::: Dataset excerpt

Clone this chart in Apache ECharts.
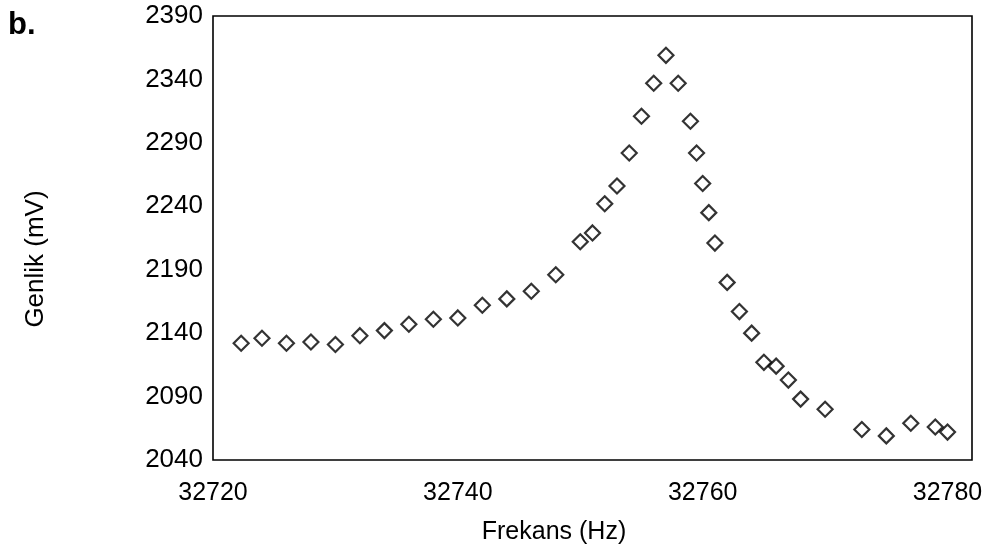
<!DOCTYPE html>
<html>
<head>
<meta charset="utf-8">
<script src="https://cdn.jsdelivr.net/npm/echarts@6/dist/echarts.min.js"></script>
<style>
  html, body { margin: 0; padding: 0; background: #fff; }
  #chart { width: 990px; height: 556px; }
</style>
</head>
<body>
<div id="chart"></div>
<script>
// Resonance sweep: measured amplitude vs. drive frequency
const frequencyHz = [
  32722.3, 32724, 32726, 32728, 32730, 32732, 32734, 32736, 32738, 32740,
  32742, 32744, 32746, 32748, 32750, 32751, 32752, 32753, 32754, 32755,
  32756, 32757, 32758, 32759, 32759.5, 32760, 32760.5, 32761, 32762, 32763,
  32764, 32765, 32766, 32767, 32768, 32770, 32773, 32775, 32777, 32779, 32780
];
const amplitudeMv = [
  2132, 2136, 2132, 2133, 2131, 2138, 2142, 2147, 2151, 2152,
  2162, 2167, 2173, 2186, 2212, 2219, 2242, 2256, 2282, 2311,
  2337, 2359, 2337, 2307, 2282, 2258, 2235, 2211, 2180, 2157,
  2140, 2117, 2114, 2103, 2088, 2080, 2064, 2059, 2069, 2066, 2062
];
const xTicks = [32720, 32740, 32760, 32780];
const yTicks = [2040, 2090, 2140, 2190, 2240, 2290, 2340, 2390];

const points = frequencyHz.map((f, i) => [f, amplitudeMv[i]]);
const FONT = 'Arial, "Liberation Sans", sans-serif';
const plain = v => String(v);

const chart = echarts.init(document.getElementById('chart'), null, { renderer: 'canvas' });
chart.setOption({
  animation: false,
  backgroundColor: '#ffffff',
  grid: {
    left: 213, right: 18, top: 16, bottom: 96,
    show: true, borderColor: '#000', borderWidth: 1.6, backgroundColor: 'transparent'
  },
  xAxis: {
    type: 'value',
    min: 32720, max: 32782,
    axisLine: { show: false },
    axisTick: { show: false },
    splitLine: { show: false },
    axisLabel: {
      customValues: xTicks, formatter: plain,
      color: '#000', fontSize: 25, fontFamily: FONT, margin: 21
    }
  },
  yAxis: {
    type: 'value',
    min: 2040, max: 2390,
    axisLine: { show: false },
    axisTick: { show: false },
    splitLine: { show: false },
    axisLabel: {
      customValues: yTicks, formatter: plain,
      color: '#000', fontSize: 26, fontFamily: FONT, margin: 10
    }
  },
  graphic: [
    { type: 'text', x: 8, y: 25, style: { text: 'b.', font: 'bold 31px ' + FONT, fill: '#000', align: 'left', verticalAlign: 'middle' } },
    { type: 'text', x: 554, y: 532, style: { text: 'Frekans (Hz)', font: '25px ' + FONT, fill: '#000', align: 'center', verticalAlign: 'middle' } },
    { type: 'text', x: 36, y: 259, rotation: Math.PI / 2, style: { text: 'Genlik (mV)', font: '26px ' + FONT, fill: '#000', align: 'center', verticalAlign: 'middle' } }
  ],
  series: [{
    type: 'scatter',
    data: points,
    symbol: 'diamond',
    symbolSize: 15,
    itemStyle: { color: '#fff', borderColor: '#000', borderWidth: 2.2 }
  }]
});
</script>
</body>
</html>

::::::

Repeat the listing verbatim. Skip the pictures.

Reply:
Clone this chart in Apache ECharts.
<!DOCTYPE html>
<html>
<head>
<meta charset="utf-8">
<script src="https://cdn.jsdelivr.net/npm/echarts@6/dist/echarts.min.js"></script>
<style>
  html, body { margin: 0; padding: 0; background: #fff; }
  #chart { width: 990px; height: 556px; }
</style>
</head>
<body>
<div id="chart"></div>
<script>
// Resonance sweep: measured amplitude vs. drive frequency
const frequencyHz = [
  32722.3, 32724, 32726, 32728, 32730, 32732, 32734, 32736, 32738, 32740,
  32742, 32744, 32746, 32748, 32750, 32751, 32752, 32753, 32754, 32755,
  32756, 32757, 32758, 32759, 32759.5, 32760, 32760.5, 32761, 32762, 32763,
  32764, 32765, 32766, 32767, 32768, 32770, 32773, 32775, 32777, 32779, 32780
];
const amplitudeMv = [
  2132, 2136, 2132, 2133, 2131, 2138, 2142, 2147, 2151, 2152,
  2162, 2167, 2173, 2186, 2212, 2219, 2242, 2256, 2282, 2311,
  2337, 2359, 2337, 2307, 2282, 2258, 2235, 2211, 2180, 2157,
  2140, 2117, 2114, 2103, 2088, 2080, 2064, 2059, 2069, 2066, 2062
];
const xTicks = [32720, 32740, 32760, 32780];
const yTicks = [2040, 2090, 2140, 2190, 2240, 2290, 2340, 2390];

const points = frequencyHz.map((f, i) => [f, amplitudeMv[i]]);
const FONT = 'Arial, "Liberation Sans", sans-serif';
const plain = v => String(v);

const chart = echarts.init(document.getElementById('chart'), null, { renderer: 'canvas' });
chart.setOption({
  animation: false,
  backgroundColor: '#ffffff',
  grid: {
    left: 213, right: 18, top: 16, bottom: 96,
    show: true, borderColor: '#000', borderWidth: 1.6, backgroundColor: 'transparent'
  },
  xAxis: {
    type: 'value',
    min: 32720, max: 32782,
    axisLine: { show: false },
    axisTick: { show: false },
    splitLine: { show: false },
    axisLabel: {
      customValues: xTicks, formatter: plain,
      color: '#000', fontSize: 25, fontFamily: FONT, margin: 21
    }
  },
  yAxis: {
    type: 'value',
    min: 2040, max: 2390,
    axisLine: { show: false },
    axisTick: { show: false },
    splitLine: { show: false },
    axisLabel: {
      customValues: yTicks, formatter: plain,
      color: '#000', fontSize: 26, fontFamily: FONT, margin: 10
    }
  },
  graphic: [
    { type: 'text', x: 8, y: 25, style: { text: 'b.', font: 'bold 31px ' + FONT, fill: '#000', align: 'left', verticalAlign: 'middle' } },
    { type: 'text', x: 554, y: 532, style: { text: 'Frekans (Hz)', font: '25px ' + FONT, fill: '#000', align: 'center', verticalAlign: 'middle' } },
    { type: 'text', x: 36, y: 259, rotation: Math.PI / 2, style: { text: 'Genlik (mV)', font: '26px ' + FONT, fill: '#000', align: 'center', verticalAlign: 'middle' } }
  ],
  series: [{
    type: 'scatter',
    data: points,
    symbol: 'diamond',
    symbolSize: 15,
    itemStyle: { color: '#fff', borderColor: '#000', borderWidth: 2.2 }
  }]
});
</script>
</body>
</html>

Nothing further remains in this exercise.